Hybridization of PPy/C toward high capacity and stability for sodium-ion batteries

Abstract

Hybrid composites are widely regarded as the most promising choice for anode material in sodium-ion batteries. However, integrating high capacity and excellent cyclic stability into composites remains challenging. This work demonstrates a thin-liquid-layer polymerization approach to fabricate an integrated porous polypyrrole/carbon composite (PPy/C) for a high-performance sodium storage anode. By adjusting the monomer concentration reasonably and combining with heterostructure engineering, the optimized PPy/C was used as the anode for sodium-ion batteries, achieving rapid electrochemical kinetics and satisfactory reversible capacity.
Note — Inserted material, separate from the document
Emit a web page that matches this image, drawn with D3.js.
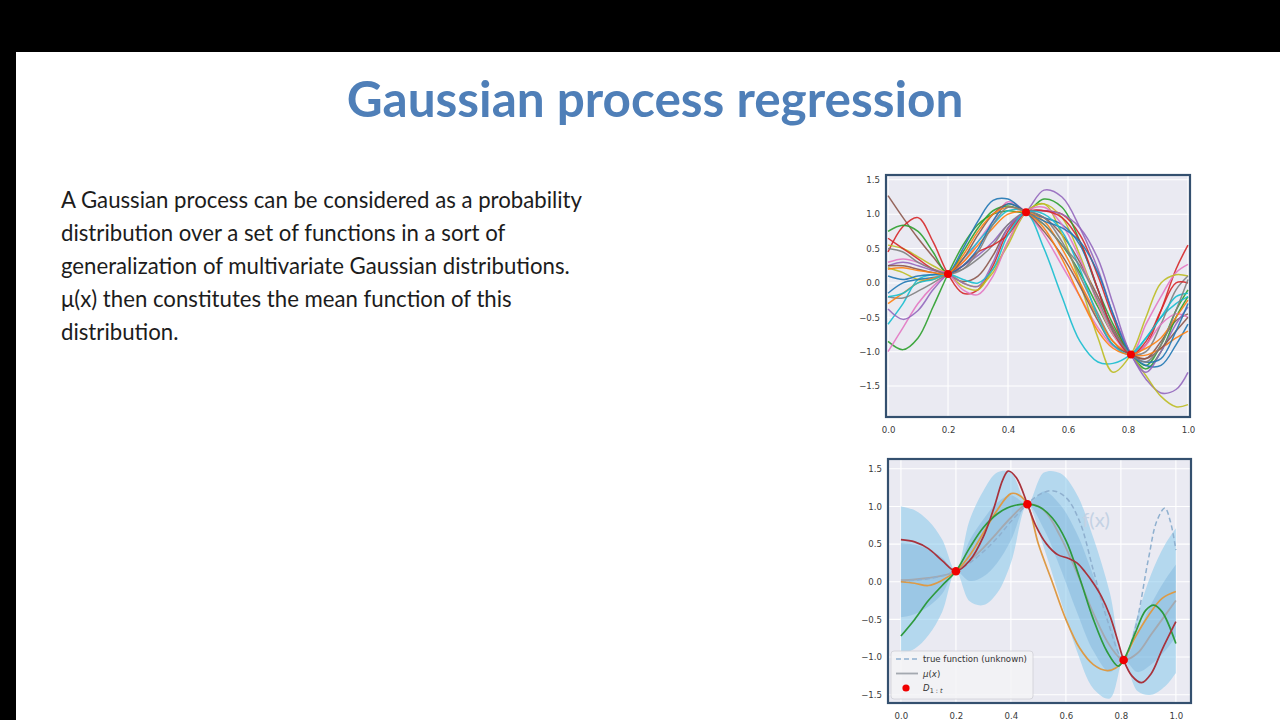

The reaction mechanism between PPy and Na+ in the Faraday reaction was revealed by ex-situ electrochemical impedance spectroscopy (EIS). DFT calculations illustrate that the synergistic effect between porous carbon and PPy can regulate the electron transfer mode around Na atoms, which contributes to anchoring Na in the PPy/C composite structure. Moreover, the PPy/C offers an ultrahigh capacity of 552 mA h g−1 at 0.1 A g−1 and a capacity retention rate of 86.5 % after 200 cycles. A full cell assembled with PPy/C and Na3V2(PO4)3 demonstrates a high energy density of 243.1 W h kg–1 at 125 W kg−1 power density. This work would offer valuable thought for advancing the practical application of conductive polymer/carbon composites.